The Inca was the king and possessor of the spiritual laws that governed the empire. The Europeans were not strange to the way this forces worked and at the very beginning,  instead of provoking a confrontation and being treated as intruders they played the role of messengers and the Inca, mistakenly treated them as those who in the past helped them to control and harmonize the natural forces around them. These fake messengers tricked him and the whole empire suffered the consequences. The Incas had so much faith in their Creator and were very loyal and very charitable and humble, and they raised their sons and daughters with discipline and respect for the authority. On the other hand the Europeans were the opposite, they were driven by the power of the self-interest and the lust for the pleasures of the world and were blind to the real spiritual power. Europeans felt intimidated by such pure power of virtue and they really want a piece of that natural energy emanating from the People of the Andes. But such power is not manifested in a very polluted body. Europeans at that time were suffering the consequences of their own abuse of power and were trying to escape to any place to avoid death.

Wednesday, October 1, 2014

Why the Spaniards didn't leave the land of the INCAS?
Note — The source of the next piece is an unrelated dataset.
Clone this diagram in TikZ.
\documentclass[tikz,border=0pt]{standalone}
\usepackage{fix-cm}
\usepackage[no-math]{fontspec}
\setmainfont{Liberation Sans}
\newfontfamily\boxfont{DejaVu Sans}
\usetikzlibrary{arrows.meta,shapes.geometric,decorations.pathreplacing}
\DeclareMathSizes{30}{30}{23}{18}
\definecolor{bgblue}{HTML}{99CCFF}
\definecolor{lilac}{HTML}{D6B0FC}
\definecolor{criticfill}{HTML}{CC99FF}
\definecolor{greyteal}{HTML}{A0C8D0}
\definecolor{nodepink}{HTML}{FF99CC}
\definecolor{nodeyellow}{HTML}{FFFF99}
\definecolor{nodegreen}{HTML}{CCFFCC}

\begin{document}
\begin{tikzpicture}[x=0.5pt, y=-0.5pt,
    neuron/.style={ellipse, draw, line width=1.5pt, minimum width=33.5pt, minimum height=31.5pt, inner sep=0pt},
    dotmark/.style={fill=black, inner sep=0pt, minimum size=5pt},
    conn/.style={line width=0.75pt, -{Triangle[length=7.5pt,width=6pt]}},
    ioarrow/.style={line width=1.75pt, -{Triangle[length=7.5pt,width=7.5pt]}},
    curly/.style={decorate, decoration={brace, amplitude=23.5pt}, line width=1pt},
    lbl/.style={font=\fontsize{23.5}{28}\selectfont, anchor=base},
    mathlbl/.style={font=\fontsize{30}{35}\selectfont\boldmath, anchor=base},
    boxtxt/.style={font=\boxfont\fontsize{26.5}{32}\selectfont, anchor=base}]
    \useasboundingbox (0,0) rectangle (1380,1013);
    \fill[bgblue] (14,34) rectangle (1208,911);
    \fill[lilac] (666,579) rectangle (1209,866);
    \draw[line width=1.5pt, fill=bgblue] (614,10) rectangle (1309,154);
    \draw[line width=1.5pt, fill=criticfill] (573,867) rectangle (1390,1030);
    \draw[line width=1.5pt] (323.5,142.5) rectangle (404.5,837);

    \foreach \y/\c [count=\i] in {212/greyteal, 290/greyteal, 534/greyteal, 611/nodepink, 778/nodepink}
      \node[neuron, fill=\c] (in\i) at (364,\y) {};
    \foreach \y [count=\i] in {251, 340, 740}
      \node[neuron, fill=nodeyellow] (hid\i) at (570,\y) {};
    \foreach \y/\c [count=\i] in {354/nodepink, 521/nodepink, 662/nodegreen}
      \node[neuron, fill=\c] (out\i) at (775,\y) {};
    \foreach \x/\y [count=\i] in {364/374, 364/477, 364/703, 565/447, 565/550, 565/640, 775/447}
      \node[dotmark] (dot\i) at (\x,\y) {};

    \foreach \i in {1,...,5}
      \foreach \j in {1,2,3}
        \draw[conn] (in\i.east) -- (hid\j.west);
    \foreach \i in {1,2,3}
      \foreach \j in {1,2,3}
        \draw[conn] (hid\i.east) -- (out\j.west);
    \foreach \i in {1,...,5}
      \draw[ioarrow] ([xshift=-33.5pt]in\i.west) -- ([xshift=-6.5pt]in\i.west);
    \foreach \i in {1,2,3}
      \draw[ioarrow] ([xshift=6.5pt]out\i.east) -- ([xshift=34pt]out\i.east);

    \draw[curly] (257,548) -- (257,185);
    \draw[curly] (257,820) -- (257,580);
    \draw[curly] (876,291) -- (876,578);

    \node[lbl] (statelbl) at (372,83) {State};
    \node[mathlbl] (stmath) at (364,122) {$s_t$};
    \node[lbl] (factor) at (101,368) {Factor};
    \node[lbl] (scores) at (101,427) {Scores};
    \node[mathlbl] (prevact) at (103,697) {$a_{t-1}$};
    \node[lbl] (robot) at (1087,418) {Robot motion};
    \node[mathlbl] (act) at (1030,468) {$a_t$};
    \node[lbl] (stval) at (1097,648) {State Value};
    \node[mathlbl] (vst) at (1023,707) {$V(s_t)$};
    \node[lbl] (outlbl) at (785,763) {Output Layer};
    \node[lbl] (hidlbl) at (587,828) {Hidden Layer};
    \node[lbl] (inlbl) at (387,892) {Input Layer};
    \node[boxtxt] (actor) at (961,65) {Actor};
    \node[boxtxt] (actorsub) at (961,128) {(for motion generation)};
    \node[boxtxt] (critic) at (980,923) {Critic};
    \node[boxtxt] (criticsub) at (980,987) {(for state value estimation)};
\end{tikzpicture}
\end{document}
Unlike Asia and Africa, America never saw their invaders leave. Their autonomy was lost, but that does not mean they have disappeared. Many survived, specially the ones who still lives in the cordillera and valleys around.
In the Andes, more than 12 million people still speak the language of the Incas. For five centuries we have listened only to the history of the "winners".  It is time to hear the other side of the story that began in 1492 and still continues to this day.
America as a continent was not discovered because by logical thinking you cannot discover an inhabited land. Instead we can say it was invaded. Such an obvious point has been distorted by the history that Europeans wrote and taught to the world that was totally in chaos and in need of fairy stories or myths.
The history of the other side is also mythical, but while Western myths are triumphalist, those of the 'less fortunates' have to explain and overcome catastrophic scenarios.
Education about the world to the generations of the 1950s and 1960s was something that happened mainly in Britain before 1850s. A little of Greece and Rome, and a great deal of the Tudors, Stuarts and Hanoverians was the drummed history of the time. Nothing about the Incas of Peru and other cultures of Central America. They were dismissed by Western historiography.
Ancient America was shown as poor and undeveloped continent, laking the progress that the humans in the other side of the world had. The plow and the wheel were their favorites; another was writing. Historians took the absence of them as proof that ancient Americans weren't civilized. It never occurred to them that plows and wheels are not much use without draft animals such as oxen or horses, neither of which existed in the Americas.
Ancient Americans developed magnificent achievements in fields that are now being of great interest to astronomers and mathematicians.
We can see from this perspective that the Europeans felt diminished by the outstanding achievements that this people did without the commodities of the West.  They did not tell to the western world the real story about this great civilization instead they meddled the cultures hoping in the end to reach the knowledge that these Andean People had. But one important they forgot, these Andean People were not cut for the pleasures of the western lifestyle, instead they were formed and dressed to fight for the rights of the Cosmic Force of the Creation and to maintain the harmony of these force in every living being around the Cordillera of the Andes.